Knight Frank: KL prime office market improves in Q1, rents hold steady

KUALA LUMPUR: KUALA LUMPUR: Kuala Lumpur's prime office market showed further signs of resilience in the first quarter of 2025 (Q125), with strengthening occupier activity across key sectors despite a persistently high vacancy rate of 24.6 per cent, according to Knight Frank's latest Asia-Pacific Prime Office Rental Index.
Rental rates remained steady at RM6.01 per square foot per month, unchanged from the previous quarter, reflecting the market's durability amid ongoing global and regional uncertainties.
Occupancy levels improved, driven by expansion from technology firms and multinational corporations looking to reinforce their regional hubs in Malaysia.
"The downward trend of vacancy rates since the fourth quarter of 2023 (Q423) implied that the office market is getting better and more resilient," said Teh Young Khean, senior executive director, office strategy and solutions, Knight Frank Malaysia.

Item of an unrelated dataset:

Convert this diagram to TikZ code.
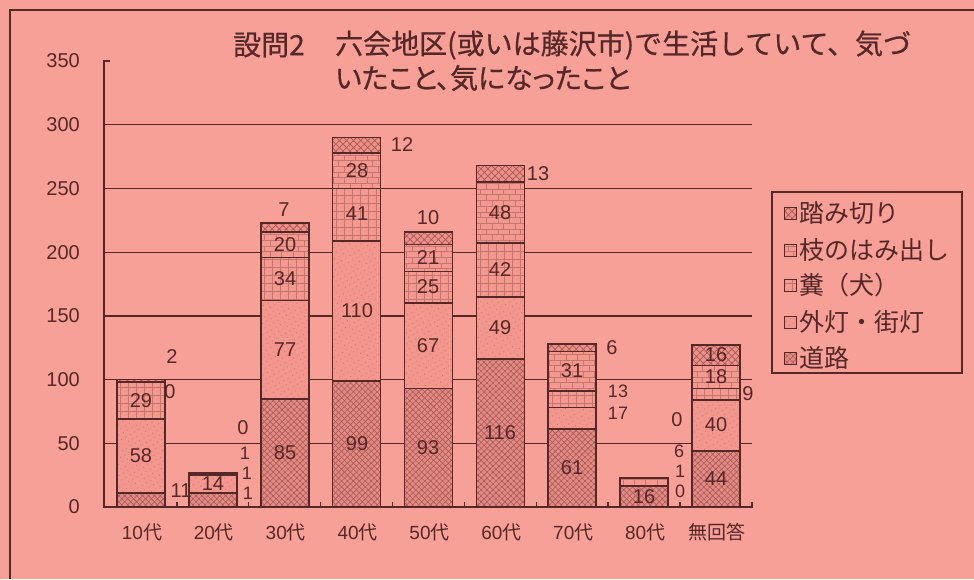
\documentclass[tikz,border=0pt]{standalone}
\usepackage{fontspec}
\setmainfont{Liberation Sans}
\newfontfamily\jp[RawFeature=+palt,FakeBold=0.6]{Noto Sans CJK JP}
\newfontfamily\jpb[FakeBold=0.6]{Noto Sans CJK JP}
\newfontfamily\jpm{Noto Sans CJK JP}
\usetikzlibrary{patterns,patterns.meta}
\definecolor{bg}{HTML}{F7A098}
\definecolor{ink}{HTML}{552828}
\definecolor{patd}{HTML}{A85A56}
\definecolor{patl}{HTML}{C27870}
\tikzset{
  frame/.style={draw=ink, line width=1.4pt},
  gridl/.style={draw=ink, line width=1.3pt},
  barline/.style={draw=ink, line width=1.6pt},
  num/.style={font=\fontsize{20}{20}\selectfont, text=ink, inner sep=0pt},
  smallnum/.style={font=\fontsize{18}{18}\selectfont, text=ink, inner sep=0pt},
  cat/.style={font=\fontsize{19}{19}\selectfont, text=ink, inner sep=0pt},
  leg/.style={font=\jpm\fontsize{25}{25}\selectfont, text=ink, inner sep=0pt, anchor=west},
  ttl/.style={font=\jp\fontsize{28}{28}\selectfont, text=ink, inner sep=0pt, anchor=west},
  ttlw/.style={font=\jpb\fontsize{28}{28}\selectfont, text=ink, inner sep=0pt, anchor=west},
  road/.style={fill={rgb,255:red,228;green,138;blue,132}, postaction={pattern={Hatch[angle=45,distance=4.2pt,line width=0.6pt]}, pattern color=patd}},
  lamp/.style={fill={rgb,255:red,243;green,150;blue,142}, postaction={pattern={Dots[distance=5pt,radius=0.55pt,angle=30]}, pattern color=patl}},
  dung/.style={fill={rgb,255:red,245;green,152;blue,144}, postaction={pattern={Hatch[angle=0,distance=8pt,line width=0.5pt]}, pattern color=patl}},
  branch/.style={fill={rgb,255:red,245;green,152;blue,144}, postaction={pattern=bricks, pattern color=patl}},
  crossing/.style={fill={rgb,255:red,236;green,144;blue,137}, postaction={pattern={Hatch[angle=45,distance=5pt,line width=0.7pt]}, pattern color=patd}},
}
\begin{document}
\begin{tikzpicture}[x=1pt,y=-1pt]
\fill[bg] (0,0) rectangle (974,579);
\useasboundingbox (0,0) rectangle (974,579);
% outer frame
\draw[frame] (10,579) -- (10,10) -- (974,10);
% grid lines
\foreach \v in {50,100,...,300}
  \draw[gridl] (104,{507-1.274*\v}) -- (752,{507-1.274*\v});
\draw[gridl] (110,61) -- (104,61) -- (104,507) -- (753,507);
\foreach \k in {1,...,9}
  \draw[gridl] ({105+71.875*\k},507) -- ++(0,-5);
% axis labels
\foreach \v in {0,50,...,350}
  \node[num, anchor=east] (ax\v) at (80,{507-1.274*\v}) {\v};
% bars
\foreach \k/\a/\b/\c/\d/\e in {0/11/58/29/0/2, 1/11/14/1/1/0, 2/85/77/34/20/7, 3/99/110/41/28/12, 4/93/67/25/21/10, 5/116/49/42/48/13, 6/61/17/13/31/6, 7/16/0/1/6/0, 8/44/40/9/18/16}{
  \pgfmathsetmacro\xl{141+71.875*\k-24}
  \pgfmathsetmacro\xr{\xl+48}
  \pgfmathsetmacro\ya{507-1.274*\a}
  \pgfmathsetmacro\yb{\ya-1.274*\b}
  \pgfmathsetmacro\yc{\yb-1.274*\c}
  \pgfmathsetmacro\yd{\yc-1.274*\d}
  \pgfmathsetmacro\ye{\yd-1.274*\e}
  \path[road] (\xl,507) rectangle (\xr,\ya);
  \path[lamp] (\xl,\ya) rectangle (\xr,\yb);
  \path[dung] (\xl,\yb) rectangle (\xr,\yc);
  \path[branch] (\xl,\yc) rectangle (\xr,\yd);
  \path[crossing] (\xl,\yd) rectangle (\xr,\ye);
  \draw[barline] (\xl,\ya) -- (\xr,\ya) (\xl,\yb) -- (\xr,\yb)
                 (\xl,\yc) -- (\xr,\yc) (\xl,\yd) -- (\xr,\yd);
  \draw[barline] (\xl,507) rectangle (\xr,\ye);
}
% labels inside bars
\foreach \x/\y/\t [count=\i] in {141/456/58, 141/401/29, 213/484/14,
  285/453/85, 285/350/77, 285/279/34, 285/245/20,
  357/444/99, 357/311/110, 357/214/41, 357/171/28,
  428/448/93, 428/346/67, 428/287/25, 428/258/21,
  500/433/116, 500/328/49, 500/270/42, 500/213/48,
  572/468/61, 572/371/31, 644/497/16,
  716/479/44, 716/425/40, 716/377/18, 716/355/16}
  \node[num] (in\i) at (\x,\y) {\t};
% labels beside bars
\foreach \x/\y/\t [count=\i] in {172/357/2, 170/392/0, 181/491/11,
  243/428/0, 284/210/7, 402/145/12, 428/218/10, 538/174/13,
  612/348/6, 677/420/0, 748/394/9}
  \node[num] (out\i) at (\x,\y) {\t};
% crowded labels beside bars
\foreach \x/\y/\t [count=\i] in {245/453/1, 247/473/1, 248/493/1,
  618/391/13, 618/413/17,
  679/451/6, 680/471/1, 680/491/0}
  \node[smallnum] (sm\i) at (\x,\y) {\t};
% category labels
\foreach \k/\t [count=\i] in {0/10, 1/20, 2/30, 3/40, 4/50, 5/60, 6/70, 7/80}
  \node[cat] (cat\i) at ({142+71.875*\k},532) {\t{\jpm 代}};
\node[cat, font=\jpm\fontsize{19}{19}\selectfont] (cat9) at (717,532) {無回答};
% title
\node[ttlw] (t1) at (233,45) {設問2};
\node[ttlw] (t2) at (335,45) {六会地区(或いは藤沢市)で生活していて、気づ};
\node[ttl] (t3) at (335,78) {いたこと、気になったこと};
% legend
\draw[barline, line width=1.4pt] (772,192) rectangle (962,373);
\foreach \y/\s/\t [count=\i] in {213/crossing/踏み切り, 250/branch/枝のはみ出し, 285/dung/糞（犬）, 322/lamp/外灯・街灯, 358/road/道路}{
  \path[\s] (784,{\y-6}) rectangle (796,{\y+6});
  \draw[draw=ink, line width=1pt] (784,{\y-6}) rectangle (796,{\y+6});
  \node[leg] (lg\i) at (799,\y) {\t};
}
\end{tikzpicture}
\end{document}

"Healthy take-up in the market has enhanced the performance of prime office buildings. The Kuala Lumpur office market has performed better and is no longer ranked as having the highest vacancy rate across APAC. The stable political and economic environment are one of the main catalysts for business expansion, especially in the services sector."
The report highlights that Kuala Lumpur's momentum mirrors a broader Southeast Asian trend, with emerging office markets gaining ground as tenants increasingly favour newer, amenity-rich buildings. This trend is gradually closing the gap between existing supply and active demand.

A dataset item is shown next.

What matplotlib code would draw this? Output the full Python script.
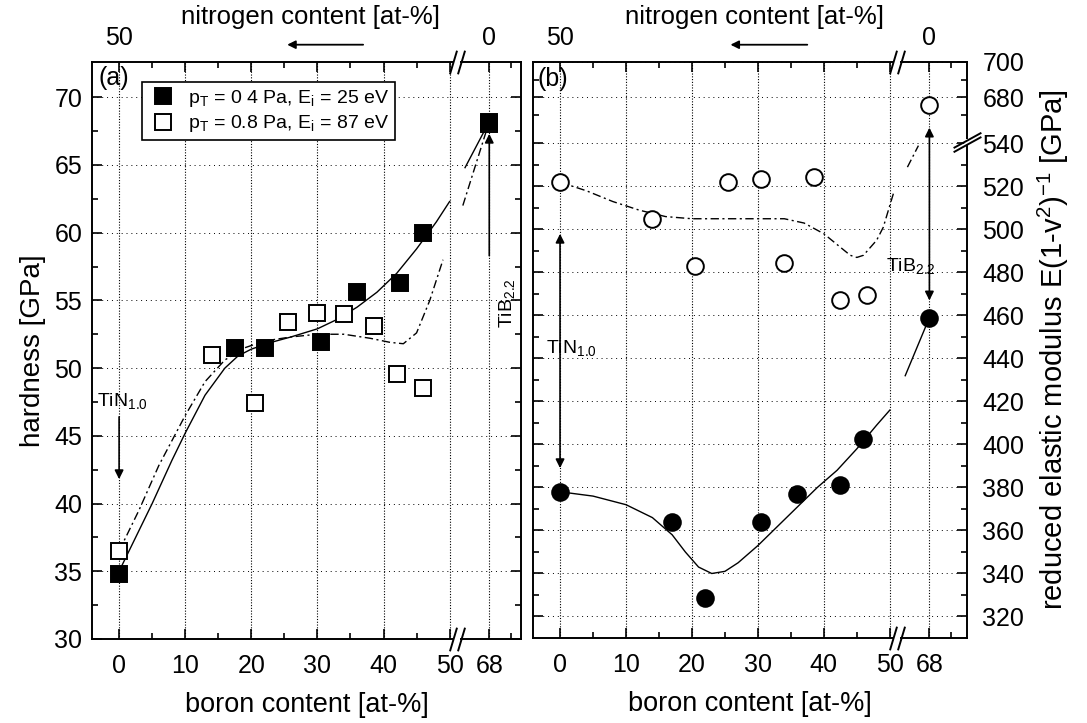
import numpy as np
import matplotlib
matplotlib.use("Agg")
import matplotlib.pyplot as plt
from matplotlib.path import Path
from matplotlib import transforms

plt.rcParams['font.family'] = ['Liberation Sans', 'DejaVu Sans']
plt.rcParams['mathtext.fontset'] = 'custom'
plt.rcParams['mathtext.rm'] = 'Liberation Sans'
plt.rcParams['mathtext.it'] = 'Liberation Sans:italic'

# (a) hardness, filled: p_T = 0.4 Pa, open: p_T = 0.8 Pa; 68 at-% B = TiB2.2
boron_h_filled = [0, 17.5, 22, 30.5, 36, 42.5, 46, 68]
hardness_filled = [34.8, 51.5, 51.5, 51.9, 55.6, 56.3, 60.0, 68.2]
boron_h_open = [0, 14, 20.5, 25.5, 30, 34, 38.5, 42, 46, 68]
hardness_open = [36.5, 51.0, 47.4, 53.4, 54.1, 54.0, 53.1, 49.6, 48.5, 68.0]

# fitted guide lines for the hardness (nan = gap at the axis break)
fit_h_x = [0, 2, 5, 8, 10, 13, 16, 18, 20, 23, 26, 30, 33, 36, 39, 42, 45, 48, 50, np.nan, 57, 68]
fit_h_filled = [35.0, 37.0, 40.0, 43.2, 45.2, 48.0, 50.0, 50.9, 51.4, 51.9, 52.3, 52.9, 53.6,
                54.5, 55.6, 57.0, 58.8, 60.8, 62.3, np.nan, 64.8, 68.2]
fit_h2_x = [0, 3, 6, 10, 13, 16, 19, 22, 26, 30, 34, 38, 41, 43, 45, 47, 49, np.nan, 56, 68]
fit_h_open = [36.5, 39.5, 42.8, 46.5, 49.0, 50.6, 51.5, 52.0, 52.3, 52.5, 52.5, 52.2, 51.9,
              51.8, 52.6, 55.0, 58.0, np.nan, 62.0, 68.2]

# (b) reduced elastic modulus [GPa]
boron_e_filled = [0, 17, 22, 30.5, 36, 42.5, 46, 68]
modulus_filled = [378, 364, 328.5, 364, 377, 381, 402.5, 459]
boron_e_open = [0, 14, 20.5, 25.5, 30.5, 34, 38.5, 42.5, 46.5, 68]
modulus_open = [522, 505, 483, 522, 523.5, 484.5, 524.5, 467, 469.5, 676]

fit_e_x = [0, 5, 10, 14, 17, 19, 21, 23, 25, 27, 30, 33, 36, 39, 42, 45, 48, 50, np.nan, 57, 68]
fit_e_filled = [378, 376, 372, 366, 358, 350, 343, 340, 341, 345, 353, 362, 371, 380, 388, 398,
                409, 416, np.nan, 432, 459]
fit_e2_x = [0, 4, 8, 12, 16, 20, 25, 30, 34, 37, 40, 42, 44, 45, 46, 48, 49, 52, np.nan, 58, 63]
fit_e_open = [522, 518, 513, 509, 506, 505, 505, 505, 505, 503, 498, 493, 488, 487, 488, 495,
              501, 518, np.nan, 529, 539]


def boron_fwd(x):
    x = np.asarray(x, dtype=float)
    return np.where(x <= 50, x, 50 + (x - 50) / 3.0)


def boron_inv(p):
    p = np.asarray(p, dtype=float)
    return np.where(p <= 50, p, 50 + (p - 50) * 3.0)


def mod_fwd(v):
    v = np.asarray(v, dtype=float)
    mid = 540 + (v - 540) * (4.9 / 120.0)
    top = 561.4 + (v - 680) * 0.825
    return np.where(v <= 540, v, np.where(v <= 660, mid, top))


def mod_inv(p):
    p = np.asarray(p, dtype=float)
    mid = 540 + (p - 540) * (120.0 / 4.9)
    top = 680 + (p - 561.4) / 0.825
    return np.where(p <= 540, p, np.where(p <= 544.9, mid, top))


slash = Path([(-0.32, -0.5), (-0.02, 0.5), (0.02, -0.5), (0.32, 0.5)],
             [Path.MOVETO, Path.LINETO, Path.MOVETO, Path.LINETO])
flat_slash = Path([(-0.5, -0.35), (0.5, 0.2), (-0.5, -0.2), (0.5, 0.35)],
                  [Path.MOVETO, Path.LINETO, Path.MOVETO, Path.LINETO])


def break_marks(ax, xb):
    tr = transforms.blended_transform_factory(ax.transData, ax.transAxes)
    for yb in (0, 1):
        ax.plot([xb], [yb], transform=tr, marker='_', ms=4, mew=4, color='white',
                clip_on=False, zorder=6)
        ax.plot([xb], [yb], transform=tr, marker=slash, ms=17, mew=1.4, color='k',
                mfc='none', clip_on=False, zorder=7)


def style_axis(ax):
    for sp in ax.spines.values():
        sp.set_linewidth(1.4)
    ax.tick_params(which='both', direction='in', top=True, right=True, width=1.2,
                   labelsize=18)
    ax.tick_params(which='major', length=7)
    ax.tick_params(which='minor', length=4)
    ax.tick_params(axis='x', pad=11)
    ax.tick_params(axis='y', pad=7)
    ax.grid(True, which='major', axis='x', color='k', lw=0.8, linestyle=(0, (1, 1.5)))
    ax.grid(True, which='major', axis='y', color='k', lw=0.7, linestyle=(0, (1, 4)))
    ax.set_axisbelow(True)
    ax.set_xscale('function', functions=(boron_fwd, boron_inv))
    ax.set_xticks([0, 10, 20, 30, 40, 50, 68])
    ax.set_xticklabels(['0', '10', '20', '30', '40', '50', '68'])
    ax.set_xticks([5, 15, 25, 35, 45, 78], minor=True)
    ax.set_xlabel('boron content [at-%]', fontsize=19.5, labelpad=10)
    break_marks(ax, 53.2)
    top = transforms.blended_transform_factory(ax.transData, ax.transAxes)
    ax.text(0, 1.042, '50', transform=top, ha='center', va='center', fontsize=18)
    ax.text(68, 1.042, '0', transform=top, ha='center', va='center', fontsize=18)
    ax.text(0.51, 1.078, 'nitrogen content [at-%]', transform=ax.transAxes,
            ha='center', va='center', fontsize=18.5)
    ax.annotate('', xy=(0.455, 1.03), xytext=(0.632, 1.03), xycoords='axes fraction',
                arrowprops=dict(arrowstyle='-|>', lw=1.3, color='k', mutation_scale=12,
                                shrinkA=0, shrinkB=0), annotation_clip=False)


arrow_kw = dict(arrowstyle='-|>', lw=1.2, color='k', mutation_scale=13, shrinkA=0, shrinkB=0)
both_kw = dict(arrowstyle='<|-|>', lw=1.2, color='k', mutation_scale=13, shrinkA=0, shrinkB=0)

fig = plt.figure(figsize=(10.87, 7.23), dpi=100)
ax1 = fig.add_axes([92 / 1087, 1 - 639 / 723, (521 - 92) / 1087, (639 - 62) / 723])
ax2 = fig.add_axes([533 / 1087, 1 - 638 / 723, (967 - 533) / 1087, (638 - 62) / 723])

# (a) hardness
style_axis(ax1)
ax1.set_xlim(-4.1, 82.4)
ax1.set_ylim(30, 72.6)
ax1.set_yticks(np.arange(30, 71, 5))
ax1.set_yticks(np.arange(32.5, 71, 5), minor=True)
ax1.set_ylabel('hardness [GPa]', fontsize=20, labelpad=6)

ax1.plot(fit_h_x, fit_h_filled, color='k', lw=1.0)
ax1.plot(fit_h2_x, fit_h_open, color='k', lw=1.0, linestyle=(0, (6, 2.5, 1.5, 2.5)))
ax1.plot(boron_h_open, hardness_open, 's', ms=11.5, mfc='white', mec='k', mew=1.4,
         label=r'p$_{\rm T}$ = 0.8 Pa, E$_{\rm i}$ = 87 eV')
ax1.plot(boron_h_filled, hardness_filled, 's', ms=11.5, mfc='k', mec='k', mew=1.4,
         label=r'p$_{\rm T}$ = 0 4 Pa, E$_{\rm i}$ = 25 eV')
handles, labels = ax1.get_legend_handles_labels()
leg = ax1.legend(handles[::-1], labels[::-1], loc='upper left', bbox_to_anchor=(0.117, 0.965),
                 borderaxespad=0, fontsize=14, frameon=True, fancybox=False,
                 edgecolor='k', framealpha=1, markerscale=1.0, handletextpad=0.55,
                 handlelength=1.5, borderpad=0.3, labelspacing=0.22)
leg.get_frame().set_linewidth(1.2)

ax1.text(0.05, 0.972, '(a)', transform=ax1.transAxes, ha='center', va='center', fontsize=18)
ax1.text(-3.3, 47.6, r'TiN$_{1.0}$', ha='left', va='center', fontsize=14)
ax1.annotate('', xy=(0, 41.8), xytext=(0, 46.4), arrowprops=arrow_kw)
ax1.text(76, 54.8, r'TiB$_{2.2}$', ha='center', va='center', fontsize=14, rotation=90)
ax1.annotate('', xy=(68, 67.3), xytext=(68, 58.3), arrowprops=arrow_kw)

# (b) reduced elastic modulus
style_axis(ax2)
ax2.set_yscale('function', functions=(mod_fwd, mod_inv))
ax2.set_xlim(-4.1, 85.1)
ax2.set_ylim(310, 700)
ax2.set_yticks(list(range(320, 541, 20)) + [680, 700])
ax2.set_yticks(list(range(330, 540, 20)) + [670, 690], minor=True)
ax2.tick_params(axis='y', labelleft=False, labelright=True, pad=11)
ax2.yaxis.set_label_position('right')
ax2.set_ylabel(r'reduced elastic modulus E(1-v$^2$)$^{-1}$ [GPa]', fontsize=21,
               rotation=90, labelpad=8)

ax2.plot(fit_e_x, fit_e_filled, color='k', lw=1.0)
ax2.plot(fit_e2_x, fit_e_open, color='k', lw=1.0, linestyle=(0, (6, 2.5, 1.5, 2.5)))
ax2.plot(boron_e_open, modulus_open, 'o', ms=12, mfc='white', mec='k', mew=1.4)
ax2.plot(boron_e_filled, modulus_filled, 'o', ms=12, mfc='k', mec='k', mew=1.4)

ax2.text(0.046, 0.97, '(b)', transform=ax2.transAxes, ha='center', va='center', fontsize=18)
ax2.text(-2.2, 445, r'TiN$_{1.0}$', ha='left', va='center', fontsize=14)
ax2.annotate('', xy=(0, 498), xytext=(0, 389), arrowprops=both_kw)
ax2.text(59.5, 483, r'TiB$_{2.2}$', ha='center', va='center', fontsize=14)
ax2.annotate('', xy=(68, 663), xytext=(68, 467), arrowprops=both_kw)

# break of the modulus axis
ytr = transforms.blended_transform_factory(ax2.transAxes, ax2.transData)
ax2.plot([1], [560], transform=ytr, marker='|', ms=5, mew=4, color='white',
         clip_on=False, zorder=6)
ax2.plot([1], [560], transform=ytr, marker=flat_slash, ms=20, mew=1.4, color='k',
         mfc='none', clip_on=False, zorder=7)

fig.savefig('out.png', dpi=100)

Although Kuala Lumpur's vacancy rate remains among the highest in Asia-Pacific, its stability on a quarter-on-quarter basis suggests the market could be reaching an inflection point. With minimal new Grade A supply expected in the near term, sustained demand could lead to a tightening of available stock.
Keith Ooi, group managing director of Knight Frank Malaysia, noted that Kuala Lumpur is well-positioned to support shifting workplace strategies as companies adopt hybrid models and pursue greater cost efficiencies.
He noted that Knight Frank continues to work closely with occupiers to navigate these decisions, ensuring they maximise value in a market that is rich in opportunity.
Tim Armstrong, global head of occupier strategy and solutions at Knight Frank, said, "As companies recalibrate their occupational strategies amid shifting global trade dynamics and economic uncertainties, the focus has turned to portfolio resilience, space efficiency, and long-term value. This evolving approach is prompting greater interest in flexible leasing models and right-sized footprints that support both cost control and workforce adaptability."
As the market adjusts, Knight Frank advises occupiers to take advantage of current opportunities to reposition or upgrade their spaces. Economic and geopolitical changes continue to shape occupier priorities, with flexibility, value, and quality emerging as key themes.
Looking ahead, Malaysia's office sector is expected to remain stable over the next 12 months, with a tenant-friendly environment persisting. While elevated supply levels and evolving workplace needs may continue to cap rental growth, the market is showing clear signs of steady recovery.
Kuala Lumpur recorded an annual rental growth of 2.6 per cent and a quarterly increase of 0.8 per cent, underscoring its gradual comeback.
Going forward, occupiers are likely to maintain a "flight-to-quality" approach, while landlords are expected to enhance building specifications and sustainability credentials to remain competitive in an increasingly discerning market.